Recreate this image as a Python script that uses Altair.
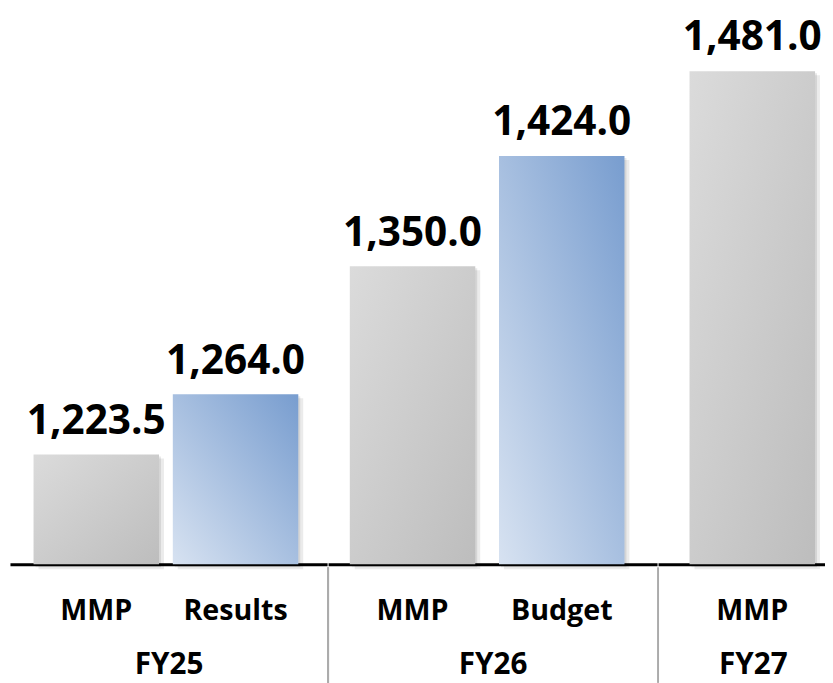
import altair as alt
import pandas as pd

groups = ["FY25", "FY25", "FY26", "FY26", "FY27"]
categories = ["MMP", "Results", "MMP", "Budget", "MMP"]
values = [1223.5, 1264.0, 1350.0, 1424.0, 1481.0]
kinds = ["plan", "actual", "plan", "actual", "plan"]

df = pd.DataFrame({"group": groups, "category": categories, "value": values, "kind": kinds})

H = 559
FONT = "Open Sans"
YDOM = [1149.8, 1520.7]

gray = alt.Gradient(
    gradient="linear",
    stops=[alt.GradientStop(color="#dbdbdb", offset=0), alt.GradientStop(color="#bdbdbd", offset=1)],
    x1=0, y1=0, x2=1, y2=1,
)
blue = alt.Gradient(
    gradient="linear",
    stops=[alt.GradientStop(color="#d7e2f1", offset=0), alt.GradientStop(color="#789dcf", offset=1)],
    x1=0, y1=1, x2=1, y2=0,
)


def panel(group, width, p_in, p_out, align, title_x=None, separator=False):
    d = df[df["group"] == group]
    axis_kw = dict(
        title=group, labelAngle=0, domainColor="black", domainWidth=3, ticks=False,
        labelFontSize=29, labelFontWeight="bold", labelFont=FONT, labelColor="black",
        labelPadding=56, labelBaseline="alphabetic",
        titleFontSize=30, titleFontWeight="bold", titleFont=FONT, titleColor="black",
        titleY=110, titleBaseline="alphabetic",
    )
    if title_x is not None:
        axis_kw["titleX"] = title_x
    xenc = alt.X("category:N", sort=None,
                 scale=alt.Scale(paddingInner=p_in, paddingOuter=p_out, align=align),
                 axis=alt.Axis(**axis_kw))
    yenc = alt.Y("value:Q", scale=alt.Scale(domain=YDOM, zero=False, nice=False), axis=None)
    base = alt.Chart(d).encode(x=xenc, y=yenc)
    barbase = alt.Chart(d).encode(x=xenc, y=yenc, y2=alt.datum(YDOM[0]))
    sh1 = barbase.mark_bar(color="#000000", opacity=0.09, xOffset=2, yOffset=2, y2Offset=3)
    sh2 = barbase.mark_bar(color="#000000", opacity=0.08, xOffset=5, yOffset=4, y2Offset=5)
    plan = barbase.transform_filter(alt.datum.kind == "plan").mark_bar(color=gray)
    actual = barbase.transform_filter(alt.datum.kind == "actual").mark_bar(color=blue)
    labels = base.mark_text(dy=-21, baseline="alphabetic", fontSize=41, fontWeight="bold",
                            font=FONT, color="black").encode(
        text=alt.Text("value:Q", format=",.1f"))
    layers = [sh1, sh2, plan, actual, labels]
    if separator:
        sep = alt.Chart(d).mark_rule(color="#ababab", strokeWidth=2).encode(
            x=alt.value(0), y=alt.value(H + 3), y2=alt.value(H + 120))
        layers.append(sep)
    return alt.layer(*layers).properties(width=width, height=H)


p1 = panel("FY25", 321, 0.099, 0.188, 0.45)
p2 = panel("FY26", 333, 0.159, 0.182, 0.4, separator=True)
p3 = panel("FY27", 169, 0.2, 0.132, 0.76, title_x=96, separator=True)

chart = alt.hconcat(p1, p2, p3, spacing=0).properties(
    padding={"left": 2, "top": 0, "right": 0, "bottom": 0},
).configure_view(strokeWidth=0)

chart.save("out.html", embed_options={"renderer": "svg", "actions": False})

_YOUR GOAL_.
Except for the pictures, give all the material above again verbatim.

_RESULT BELOW_.
Recreate this image as a Python script that uses Altair.
import altair as alt
import pandas as pd

groups = ["FY25", "FY25", "FY26", "FY26", "FY27"]
categories = ["MMP", "Results", "MMP", "Budget", "MMP"]
values = [1223.5, 1264.0, 1350.0, 1424.0, 1481.0]
kinds = ["plan", "actual", "plan", "actual", "plan"]

df = pd.DataFrame({"group": groups, "category": categories, "value": values, "kind": kinds})

H = 559
FONT = "Open Sans"
YDOM = [1149.8, 1520.7]

gray = alt.Gradient(
    gradient="linear",
    stops=[alt.GradientStop(color="#dbdbdb", offset=0), alt.GradientStop(color="#bdbdbd", offset=1)],
    x1=0, y1=0, x2=1, y2=1,
)
blue = alt.Gradient(
    gradient="linear",
    stops=[alt.GradientStop(color="#d7e2f1", offset=0), alt.GradientStop(color="#789dcf", offset=1)],
    x1=0, y1=1, x2=1, y2=0,
)


def panel(group, width, p_in, p_out, align, title_x=None, separator=False):
    d = df[df["group"] == group]
    axis_kw = dict(
        title=group, labelAngle=0, domainColor="black", domainWidth=3, ticks=False,
        labelFontSize=29, labelFontWeight="bold", labelFont=FONT, labelColor="black",
        labelPadding=56, labelBaseline="alphabetic",
        titleFontSize=30, titleFontWeight="bold", titleFont=FONT, titleColor="black",
        titleY=110, titleBaseline="alphabetic",
    )
    if title_x is not None:
        axis_kw["titleX"] = title_x
    xenc = alt.X("category:N", sort=None,
                 scale=alt.Scale(paddingInner=p_in, paddingOuter=p_out, align=align),
                 axis=alt.Axis(**axis_kw))
    yenc = alt.Y("value:Q", scale=alt.Scale(domain=YDOM, zero=False, nice=False), axis=None)
    base = alt.Chart(d).encode(x=xenc, y=yenc)
    barbase = alt.Chart(d).encode(x=xenc, y=yenc, y2=alt.datum(YDOM[0]))
    sh1 = barbase.mark_bar(color="#000000", opacity=0.09, xOffset=2, yOffset=2, y2Offset=3)
    sh2 = barbase.mark_bar(color="#000000", opacity=0.08, xOffset=5, yOffset=4, y2Offset=5)
    plan = barbase.transform_filter(alt.datum.kind == "plan").mark_bar(color=gray)
    actual = barbase.transform_filter(alt.datum.kind == "actual").mark_bar(color=blue)
    labels = base.mark_text(dy=-21, baseline="alphabetic", fontSize=41, fontWeight="bold",
                            font=FONT, color="black").encode(
        text=alt.Text("value:Q", format=",.1f"))
    layers = [sh1, sh2, plan, actual, labels]
    if separator:
        sep = alt.Chart(d).mark_rule(color="#ababab", strokeWidth=2).encode(
            x=alt.value(0), y=alt.value(H + 3), y2=alt.value(H + 120))
        layers.append(sep)
    return alt.layer(*layers).properties(width=width, height=H)


p1 = panel("FY25", 321, 0.099, 0.188, 0.45)
p2 = panel("FY26", 333, 0.159, 0.182, 0.4, separator=True)
p3 = panel("FY27", 169, 0.2, 0.132, 0.76, title_x=96, separator=True)

chart = alt.hconcat(p1, p2, p3, spacing=0).properties(
    padding={"left": 2, "top": 0, "right": 0, "bottom": 0},
).configure_view(strokeWidth=0)

chart.save("out.html", embed_options={"renderer": "svg", "actions": False})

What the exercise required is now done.